I knew that the music we were going to bring to the world was going to heal so many people’s hearts and make people so happy. And I thought: you know what? That’s really important. There’s not another band in the world that has two lead women singers, two lead women writers. That was my world’s mission.
–Stevie Nicks, of Fleetwood Mac, in a recent interview
An awful lot of people have experienced an awful lot of happiness, listening to Fleetwood Mac. We had the Rumours LP in our house. To this day, my mind knows every riff, every piano stroke, every lilting word of “Dreams,” “Don’t Stop,” “Go Your Own Way,” “The Chain,” “You Make Loving Fun,” and “I Don’t Wanna Know.”
In fact, the record might very well have been on the turntable, filling my nine-year-old ears, and my brother’s seven-year-old ears, at the very moment when the baby died in 1979.
If I had not had that abortion, I’m pretty sure there would have been no Fleetwood Mac. There’s just no way that I could have had a child then, working as hard as we worked constantly. And there were a lot of drugs, I was doing a lot of drugs … I would have had to walk away.
In the interview, Ms. Nicks frets about the end of Roe v. Wade. “Abortion rights, that was really my generation’s fight.”
We talked here, over two years ago, about the end of Roe v. Wade. We considered the psychological toll it will take on a society long accustomed to abortion on demand. We recognized the path of love that we Catholics must follow, to help expectant mothers.
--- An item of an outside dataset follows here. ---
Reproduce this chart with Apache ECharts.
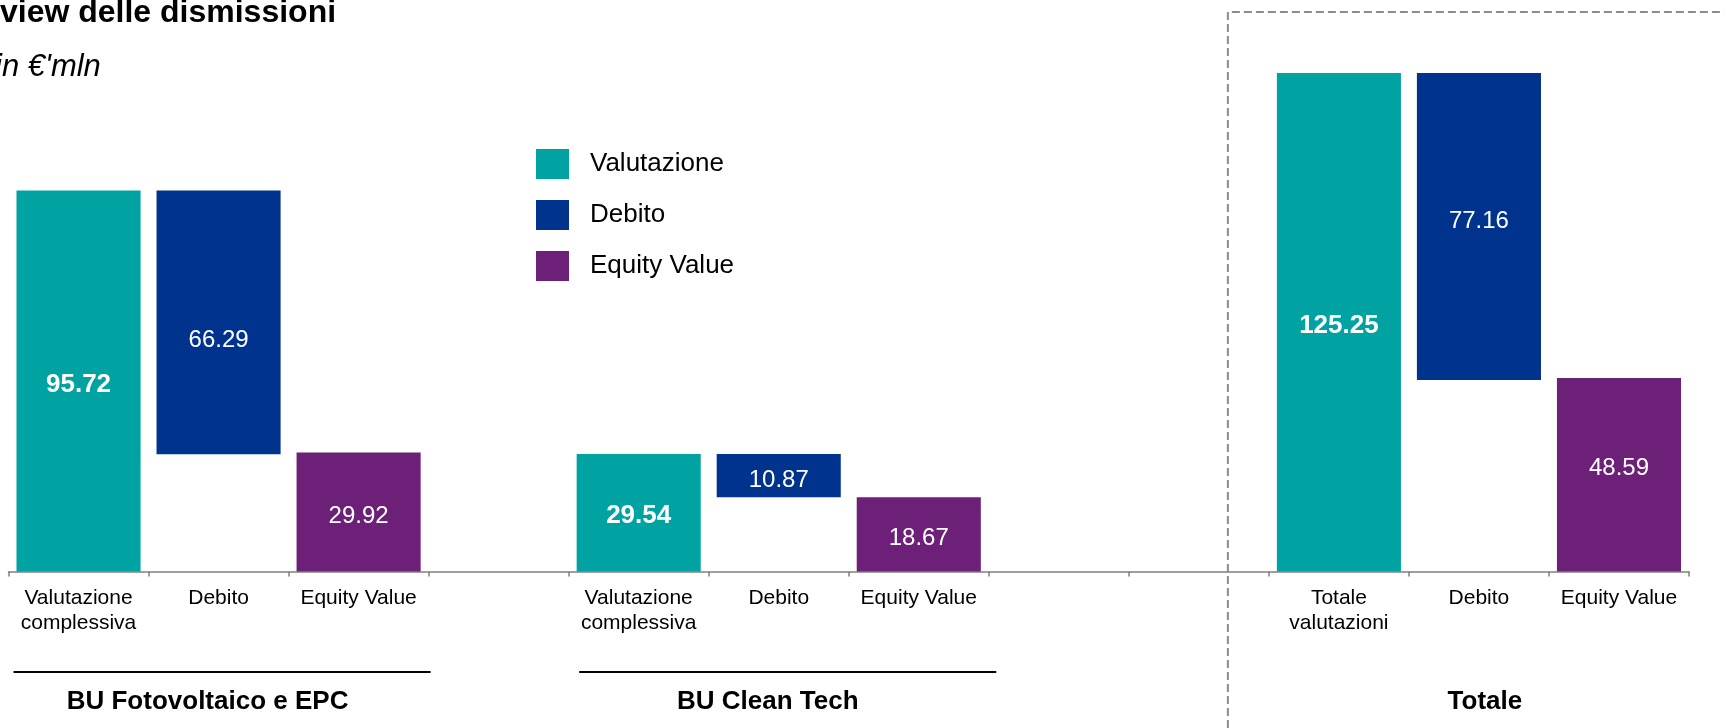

The moment remains close, we can reasonably hope–the moment when that unscientific–and horrifically destructive–Supreme Court decision will cease to govern this land.
After all, would there have been a Fleetwood Mac if Stevie Nick’s mother had had an abortion? Or her mother before her? Who would have written and sung “Gypsy,” if Barbara Nicks had an abortion in late 1947 or early 1948? Or if Barbara’s mother had had an abortion in 1927?
And of course there’s this even-more-painful question to contemplate: What could the child have done? The one that died in 1979. What songs could he or she have sung? With all due respect, Ms. Nicks, these are questions that we have to ponder. The cruel, premature death of an innocent person affects everyone.
That’s what abortion is. Cruel, premature death. We are all here right now because someone protected us from such violence, at that vulnerable stage of life.
There is always a better way than abortion. Always. When everyone does their duty to help provide it. May God give us the love we need to do our part.
Fleetwood Mac Existed before Stevie Nicks anyway. It was started in the ’60’s. The pro abortion mentality puts lesser priorities before more important ones by way of completely deceptive arguments.
Yes – there is always a better way than abortion…but…I know of a few who chose that route and like many they can face intimidation and forced situations one feels no control…The younger the person the easier to be influenced to a detrimental decision. The few I know suffer from the actions they took. Like all horrors we need to love, comfort, educate and forgive. I pray for all and our babies who must now reside in Heavens home with the Trinity and our loving Mother Mary
I have read that Ms. Nicks had as many as four abortions?
Don Henley was the father (“Leather and Lace”), and if one ever needed fodder for a Pro-Life persuasive discussion, simply find interviews with him about that pregnancy and his contempt for human life.
The FM song “Sara” addresses Nicks’s drug-influenced perception of her “lost baby”.